** start MATERIAL FOR THIS TASK **
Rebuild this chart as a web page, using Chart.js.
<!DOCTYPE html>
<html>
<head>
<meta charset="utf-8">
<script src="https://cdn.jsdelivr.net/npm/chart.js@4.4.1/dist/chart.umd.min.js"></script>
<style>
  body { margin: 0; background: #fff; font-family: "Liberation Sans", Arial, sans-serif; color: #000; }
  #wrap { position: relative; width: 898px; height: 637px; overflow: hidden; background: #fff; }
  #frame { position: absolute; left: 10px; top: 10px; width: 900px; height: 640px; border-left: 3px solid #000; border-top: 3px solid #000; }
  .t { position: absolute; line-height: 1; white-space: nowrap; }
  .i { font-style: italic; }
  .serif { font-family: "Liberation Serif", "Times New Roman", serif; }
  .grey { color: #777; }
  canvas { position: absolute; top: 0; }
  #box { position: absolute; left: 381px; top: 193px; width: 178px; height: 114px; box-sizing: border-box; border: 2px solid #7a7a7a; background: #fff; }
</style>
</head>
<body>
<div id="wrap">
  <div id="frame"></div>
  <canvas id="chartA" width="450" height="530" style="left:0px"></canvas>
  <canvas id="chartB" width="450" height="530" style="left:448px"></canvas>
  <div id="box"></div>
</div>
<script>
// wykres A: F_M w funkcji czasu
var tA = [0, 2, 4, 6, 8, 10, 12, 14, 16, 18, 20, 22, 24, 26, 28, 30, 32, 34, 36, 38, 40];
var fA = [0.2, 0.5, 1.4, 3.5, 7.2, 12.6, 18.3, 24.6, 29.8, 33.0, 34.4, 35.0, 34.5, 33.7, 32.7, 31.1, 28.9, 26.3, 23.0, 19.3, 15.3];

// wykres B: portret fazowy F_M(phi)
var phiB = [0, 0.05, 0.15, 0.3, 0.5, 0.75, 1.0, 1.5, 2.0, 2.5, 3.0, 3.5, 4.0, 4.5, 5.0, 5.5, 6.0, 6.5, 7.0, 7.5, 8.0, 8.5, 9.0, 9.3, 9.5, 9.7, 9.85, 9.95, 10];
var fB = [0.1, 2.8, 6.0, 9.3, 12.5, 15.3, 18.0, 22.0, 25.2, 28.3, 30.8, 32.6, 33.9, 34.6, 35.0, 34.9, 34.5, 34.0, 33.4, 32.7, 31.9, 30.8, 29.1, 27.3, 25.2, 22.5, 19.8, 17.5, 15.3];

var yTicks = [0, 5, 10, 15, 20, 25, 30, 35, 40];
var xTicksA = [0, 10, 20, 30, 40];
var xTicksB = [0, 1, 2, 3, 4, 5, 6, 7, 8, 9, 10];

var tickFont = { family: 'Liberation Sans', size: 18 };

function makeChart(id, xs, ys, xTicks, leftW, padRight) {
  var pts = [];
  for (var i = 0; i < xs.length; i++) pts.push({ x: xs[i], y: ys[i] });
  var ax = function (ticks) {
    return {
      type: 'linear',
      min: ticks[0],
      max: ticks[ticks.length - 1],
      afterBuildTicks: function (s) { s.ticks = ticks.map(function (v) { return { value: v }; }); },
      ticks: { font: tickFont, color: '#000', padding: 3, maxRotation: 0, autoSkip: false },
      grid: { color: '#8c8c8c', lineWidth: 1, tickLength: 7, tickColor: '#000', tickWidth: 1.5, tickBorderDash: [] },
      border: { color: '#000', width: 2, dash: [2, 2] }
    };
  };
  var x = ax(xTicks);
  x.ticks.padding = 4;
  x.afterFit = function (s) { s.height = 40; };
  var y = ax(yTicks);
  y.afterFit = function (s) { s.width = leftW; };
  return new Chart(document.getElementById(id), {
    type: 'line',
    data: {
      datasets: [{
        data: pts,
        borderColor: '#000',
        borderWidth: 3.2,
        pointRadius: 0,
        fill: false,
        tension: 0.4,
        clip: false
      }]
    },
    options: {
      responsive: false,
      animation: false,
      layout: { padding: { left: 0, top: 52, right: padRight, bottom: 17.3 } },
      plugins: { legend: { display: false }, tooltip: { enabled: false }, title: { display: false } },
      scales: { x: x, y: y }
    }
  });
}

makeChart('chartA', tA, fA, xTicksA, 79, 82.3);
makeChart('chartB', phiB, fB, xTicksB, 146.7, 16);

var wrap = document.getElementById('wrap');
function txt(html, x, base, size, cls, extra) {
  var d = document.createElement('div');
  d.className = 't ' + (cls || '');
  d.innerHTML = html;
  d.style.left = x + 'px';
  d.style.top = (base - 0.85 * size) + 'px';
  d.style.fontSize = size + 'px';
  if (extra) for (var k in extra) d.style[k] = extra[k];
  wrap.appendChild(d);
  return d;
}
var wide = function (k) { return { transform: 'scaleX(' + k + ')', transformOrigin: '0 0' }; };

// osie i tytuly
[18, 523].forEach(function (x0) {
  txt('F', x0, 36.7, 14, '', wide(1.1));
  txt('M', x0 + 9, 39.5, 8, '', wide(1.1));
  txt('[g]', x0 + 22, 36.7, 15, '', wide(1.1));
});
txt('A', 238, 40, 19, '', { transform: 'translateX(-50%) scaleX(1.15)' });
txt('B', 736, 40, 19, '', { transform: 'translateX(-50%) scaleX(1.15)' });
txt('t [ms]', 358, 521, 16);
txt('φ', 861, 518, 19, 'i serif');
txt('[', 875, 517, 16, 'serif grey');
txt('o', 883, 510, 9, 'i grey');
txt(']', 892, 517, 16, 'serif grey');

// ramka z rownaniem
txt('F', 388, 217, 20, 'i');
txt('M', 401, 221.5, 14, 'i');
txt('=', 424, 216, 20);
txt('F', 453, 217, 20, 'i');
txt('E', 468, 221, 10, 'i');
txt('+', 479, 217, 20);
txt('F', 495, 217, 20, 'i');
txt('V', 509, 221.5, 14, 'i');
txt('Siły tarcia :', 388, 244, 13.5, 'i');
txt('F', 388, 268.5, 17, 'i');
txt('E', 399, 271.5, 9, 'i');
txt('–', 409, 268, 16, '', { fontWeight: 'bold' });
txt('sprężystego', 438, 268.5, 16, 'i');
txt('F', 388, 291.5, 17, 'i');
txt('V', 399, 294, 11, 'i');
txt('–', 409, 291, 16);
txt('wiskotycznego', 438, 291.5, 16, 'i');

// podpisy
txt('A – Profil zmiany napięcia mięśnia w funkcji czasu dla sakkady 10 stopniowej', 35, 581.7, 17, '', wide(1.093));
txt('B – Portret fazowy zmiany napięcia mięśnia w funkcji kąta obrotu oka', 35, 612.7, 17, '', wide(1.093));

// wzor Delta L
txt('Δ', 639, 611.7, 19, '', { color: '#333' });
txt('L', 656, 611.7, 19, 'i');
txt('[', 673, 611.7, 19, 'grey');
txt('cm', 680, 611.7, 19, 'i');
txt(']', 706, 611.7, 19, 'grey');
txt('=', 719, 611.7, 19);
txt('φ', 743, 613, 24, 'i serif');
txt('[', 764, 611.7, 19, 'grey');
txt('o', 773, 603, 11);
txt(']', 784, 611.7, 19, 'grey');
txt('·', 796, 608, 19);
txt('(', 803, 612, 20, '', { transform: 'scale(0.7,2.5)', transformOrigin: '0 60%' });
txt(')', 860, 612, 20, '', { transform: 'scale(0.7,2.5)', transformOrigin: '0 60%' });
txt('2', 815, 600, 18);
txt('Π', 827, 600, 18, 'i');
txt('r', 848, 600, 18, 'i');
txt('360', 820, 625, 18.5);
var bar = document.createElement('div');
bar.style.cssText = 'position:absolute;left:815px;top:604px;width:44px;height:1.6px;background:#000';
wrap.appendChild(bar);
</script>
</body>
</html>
** end MATERIAL FOR THIS TASK **
** start MATERIAL FOR THIS TASK **
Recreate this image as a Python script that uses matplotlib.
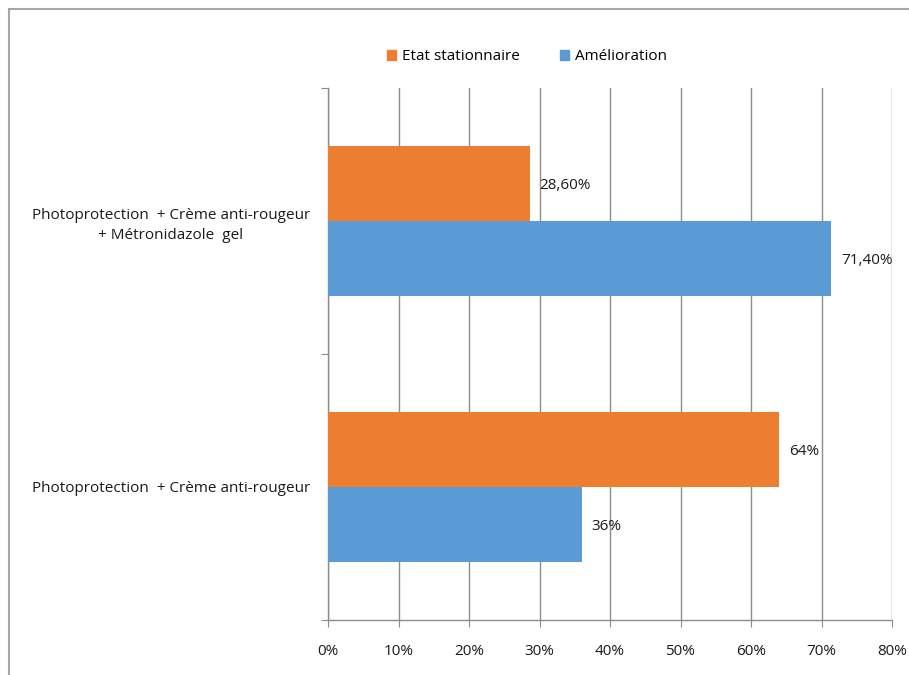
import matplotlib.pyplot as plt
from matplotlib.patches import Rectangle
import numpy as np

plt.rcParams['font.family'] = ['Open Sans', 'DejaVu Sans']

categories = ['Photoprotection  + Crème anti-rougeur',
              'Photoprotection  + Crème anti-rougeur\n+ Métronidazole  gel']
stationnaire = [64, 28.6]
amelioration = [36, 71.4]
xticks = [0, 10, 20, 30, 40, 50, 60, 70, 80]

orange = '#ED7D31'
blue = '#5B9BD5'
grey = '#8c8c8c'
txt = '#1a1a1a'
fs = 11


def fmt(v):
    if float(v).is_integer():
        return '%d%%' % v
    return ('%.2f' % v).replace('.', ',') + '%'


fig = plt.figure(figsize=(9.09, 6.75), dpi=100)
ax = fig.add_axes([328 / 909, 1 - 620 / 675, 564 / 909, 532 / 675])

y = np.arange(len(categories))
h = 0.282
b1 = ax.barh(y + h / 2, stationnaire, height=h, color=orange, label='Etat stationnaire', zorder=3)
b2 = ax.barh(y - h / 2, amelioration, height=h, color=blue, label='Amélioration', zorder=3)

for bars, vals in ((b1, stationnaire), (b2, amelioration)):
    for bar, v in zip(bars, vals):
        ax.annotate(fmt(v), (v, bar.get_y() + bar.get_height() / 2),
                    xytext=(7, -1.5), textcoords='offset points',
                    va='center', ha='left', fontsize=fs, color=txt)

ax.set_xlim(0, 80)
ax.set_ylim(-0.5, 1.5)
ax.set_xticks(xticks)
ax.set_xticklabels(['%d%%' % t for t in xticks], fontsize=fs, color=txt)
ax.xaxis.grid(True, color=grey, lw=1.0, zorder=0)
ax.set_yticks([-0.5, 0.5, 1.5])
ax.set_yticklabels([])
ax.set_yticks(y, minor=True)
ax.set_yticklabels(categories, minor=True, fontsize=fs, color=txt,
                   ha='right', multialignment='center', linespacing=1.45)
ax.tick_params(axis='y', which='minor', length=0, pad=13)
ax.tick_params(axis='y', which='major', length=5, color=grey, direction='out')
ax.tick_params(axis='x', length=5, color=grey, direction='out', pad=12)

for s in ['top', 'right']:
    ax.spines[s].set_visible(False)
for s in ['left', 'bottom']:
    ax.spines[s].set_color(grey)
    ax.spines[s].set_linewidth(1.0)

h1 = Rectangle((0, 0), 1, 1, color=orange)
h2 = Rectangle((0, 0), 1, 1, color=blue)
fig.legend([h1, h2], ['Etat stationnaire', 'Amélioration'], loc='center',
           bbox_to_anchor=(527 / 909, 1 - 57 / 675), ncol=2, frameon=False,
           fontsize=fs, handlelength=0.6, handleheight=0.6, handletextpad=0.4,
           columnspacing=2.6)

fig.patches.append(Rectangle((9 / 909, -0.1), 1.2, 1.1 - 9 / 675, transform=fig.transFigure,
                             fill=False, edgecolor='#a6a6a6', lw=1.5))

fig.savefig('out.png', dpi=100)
** end MATERIAL FOR THIS TASK **
→ **WHAT YOU HAVE TO DO**
Could you quote, word for word, only the lines from the one containing "Recreate this image" through the one containing "b2 = ax.barh(y", both included, and leave out any pictures?

→ **FULL ANSWER**
Recreate this image as a Python script that uses matplotlib.
import matplotlib.pyplot as plt
from matplotlib.patches import Rectangle
import numpy as np

plt.rcParams['font.family'] = ['Open Sans', 'DejaVu Sans']

categories = ['Photoprotection  + Crème anti-rougeur',
              'Photoprotection  + Crème anti-rougeur\n+ Métronidazole  gel']
stationnaire = [64, 28.6]
amelioration = [36, 71.4]
xticks = [0, 10, 20, 30, 40, 50, 60, 70, 80]

orange = '#ED7D31'
blue = '#5B9BD5'
grey = '#8c8c8c'
txt = '#1a1a1a'
fs = 11


def fmt(v):
    if float(v).is_integer():
        return '%d%%' % v
    return ('%.2f' % v).replace('.', ',') + '%'


fig = plt.figure(figsize=(9.09, 6.75), dpi=100)
ax = fig.add_axes([328 / 909, 1 - 620 / 675, 564 / 909, 532 / 675])

y = np.arange(len(categories))
h = 0.282
b1 = ax.barh(y + h / 2, stationnaire, height=h, color=orange, label='Etat stationnaire', zorder=3)
b2 = ax.barh(y - h / 2, amelioration, height=h, color=blue, label='Amélioration', zorder=3)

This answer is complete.